Director/Scenery Designer Thaddeus Strassberger makes his mark by taking the drama seriously and creating an opulently beautiful world on which the complicated action can play out. Strassberger’s sets and projections filter Ancient Rome through the lens of a Baroque painter. The various settings are contained by a series of frames and include some intricate forced perspective. A nod should be given to both the formality of the opera seria style and the fact that our visual impressions of Ancient Rome come from paintings and Hollywood.

This visual choice also offers an entry point for modern audiences to the somewhat rigid and prescribed world of Titus (Russell Thomas) and his court. Vitellia (Guanqun Yu) is the daughter of a deposed Emporer and feels entitled to the throne. So, she determines to marry Titus. But Titus announces his plan to marry Servilia (Janai Brugger). Enraged, Vitellia demands that her lover Sesto (Elizabeth DeShong) betray Titus and kill him during the confusion surrounding a fire he must also set.

Neither of them knows that Annio (Taylor Raven) has gone to Titus with the news that he and Servilia are in love. And that Titus has released Servilia and plans to marry Vitellia after all. But opera seria isn’t much for irony, so Sesto continues with Vitellia’s horrific plan. In the confusion of the fire, Sesto kills the wrong man and a very much alive Titus is devastated by his friend’s treachery. He plans to execute Sesto, who freely admits his guilt. But Vitellia breaks down and confesses that she masterminded the plot. Summoning up his titular clemency, Titus pardons the traitors and, presumably, starts the search for a less impulsive wife.

Thomas has the presence and the patience to make us feel for Titus. His elegantly crafted tenor is in complete command of Mozart’s music, including the vocal fireworks that finally appear in his rage aria. DeShong’s rich and authoritative mezzo easily conquers every musical hurdle, and her “Parto, parto” deservedly stops the show. This is a stylish Mozartean who understands that control and communication are the keys to mastering this type of role. Yu skillfully navigates Vitellia’s difficult coloratura and looks gorgeous in Mattie Ullrich’s dazzling costumes. But there are moments that could use a bit more emotional fire.

Brugger brings a silken sheen to her persuasive soprano and acts her role with a fetching tenderness.
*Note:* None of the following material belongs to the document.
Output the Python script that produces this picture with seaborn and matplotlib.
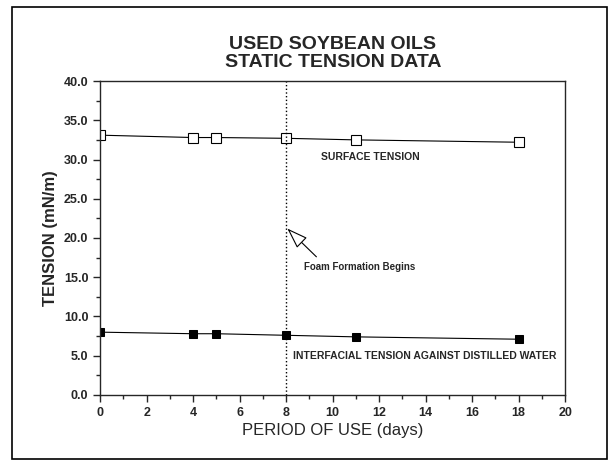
import numpy as np
import pandas as pd
import matplotlib
matplotlib.use("Agg")
import matplotlib.pyplot as plt
from matplotlib.ticker import MultipleLocator, FormatStrFormatter
from matplotlib.patches import Rectangle
import seaborn as sns

# data
days = [0, 4, 5, 8, 11, 18]
surface_tension = [33.1, 32.8, 32.8, 32.7, 32.5, 32.2]
interfacial_tension = [8.0, 7.8, 7.8, 7.6, 7.4, 7.1]
foam_day = 8

sns.set_style("ticks")
plt.rcParams['font.family'] = ['Liberation Sans', 'DejaVu Sans']

fig = plt.figure(figsize=(6.11, 4.63), dpi=100)
ax = fig.add_axes([0.164, 0.147, 0.761, 0.678])

df = pd.DataFrame({'day': days, 'surface': surface_tension, 'interfacial': interfacial_tension})

sns.lineplot(data=df, x='day', y='surface', ax=ax, color='black', linewidth=0.8,
             marker='s', markersize=7, markerfacecolor='white', markeredgecolor='black',
             markeredgewidth=0.8)
sns.lineplot(data=df, x='day', y='interfacial', ax=ax, color='black', linewidth=0.8,
             marker='s', markersize=6, markerfacecolor='black', markeredgecolor='black')

ax.axvline(foam_day, color='black', linestyle=':', linewidth=1.0)

ax.set_xlim(0, 20)
ax.set_ylim(0, 40)
ax.xaxis.set_major_locator(MultipleLocator(2))
ax.xaxis.set_minor_locator(MultipleLocator(1))
ax.yaxis.set_major_locator(MultipleLocator(5))
ax.yaxis.set_minor_locator(MultipleLocator(2.5))
ax.yaxis.set_major_formatter(FormatStrFormatter('%.1f'))
ax.tick_params(which='major', direction='out', length=5, width=1.0, labelsize=9)
ax.tick_params(which='minor', direction='out', length=3, width=1.0)
for lab in ax.get_xticklabels() + ax.get_yticklabels():
    lab.set_fontweight('bold')
for sp in ax.spines.values():
    sp.set_linewidth(1.0)
    sp.set_visible(True)

ax.set_xlabel('PERIOD OF USE (days)', fontsize=12, labelpad=3)
ax.set_ylabel('TENSION (mN/m)', fontsize=12, fontweight='bold', labelpad=4)
fig.text(0.545, 0.885, 'USED SOYBEAN OILS\nSTATIC TENSION DATA', ha='center', va='center',
         fontsize=14, fontweight='bold', linespacing=1.05)

ax.text(9.5, 30.3, 'SURFACE TENSION', fontsize=7.5, fontweight='bold', va='center')
ax.text(8.3, 5.0, 'INTERFACIAL TENSION AGAINST DISTILLED WATER', fontsize=7.5,
        fontweight='bold', va='center')
ax.annotate('', xy=(8.05, 21.2), xytext=(9.3, 17.6),
            arrowprops=dict(arrowstyle='-|>,head_length=1.3,head_width=0.45',
                            facecolor='white', edgecolor='black', linewidth=0.8,
                            shrinkA=0, shrinkB=0))
ax.text(8.75, 16.3, 'Foam Formation Begins', fontsize=7, fontweight='bold', va='center')

# outer frame around the figure
fig.patches.append(Rectangle((0.02, 0.008), 0.973, 0.977, transform=fig.transFigure,
                             fill=False, edgecolor='black', linewidth=1.2))

fig.savefig('out.png', dpi=100)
Raven reveals another secure and accomplished mezzo-soprano and wears her whiskers with pride. The always reliable James Cresswell bring stateliness and substantial basso power to his Publio, a stand-in for the voice of the people.

Certainly, none of these soloists could achieve their collective power without James Conlon’s precise and carefully calibrated reading of the score. The fact that no moment in this nearly three-hour opera flags or seems expendable is due, in no small part, to Conlon’s skill and thorough understanding of Mozart’s musical foundation.

Strassberger depends on his talented collaborators, the afore-mentioned Ullrich on costumes, JAX Messenger’s moody lighting, and Greg Emetaz’s smart projection design to create ravishing stage pictures that blend Caravaggio with Cecil B. DeMille’s biblical epics. And, while Strassberger takes care not to wink at the audience, two of the more ludicrous moments in the plot did provoke a few giggles.

Opening night generated the usual standing ovation, but the cheers were loud, honest, and deserved. Still, I heard two distinct boos when the director and design team took the stage. Opera creates fans as passionate and opinionated as any sport. So even the best new production the company has done in ages will find its detractors. But I urge you to see for yourself just how wrong those dissenting voices are.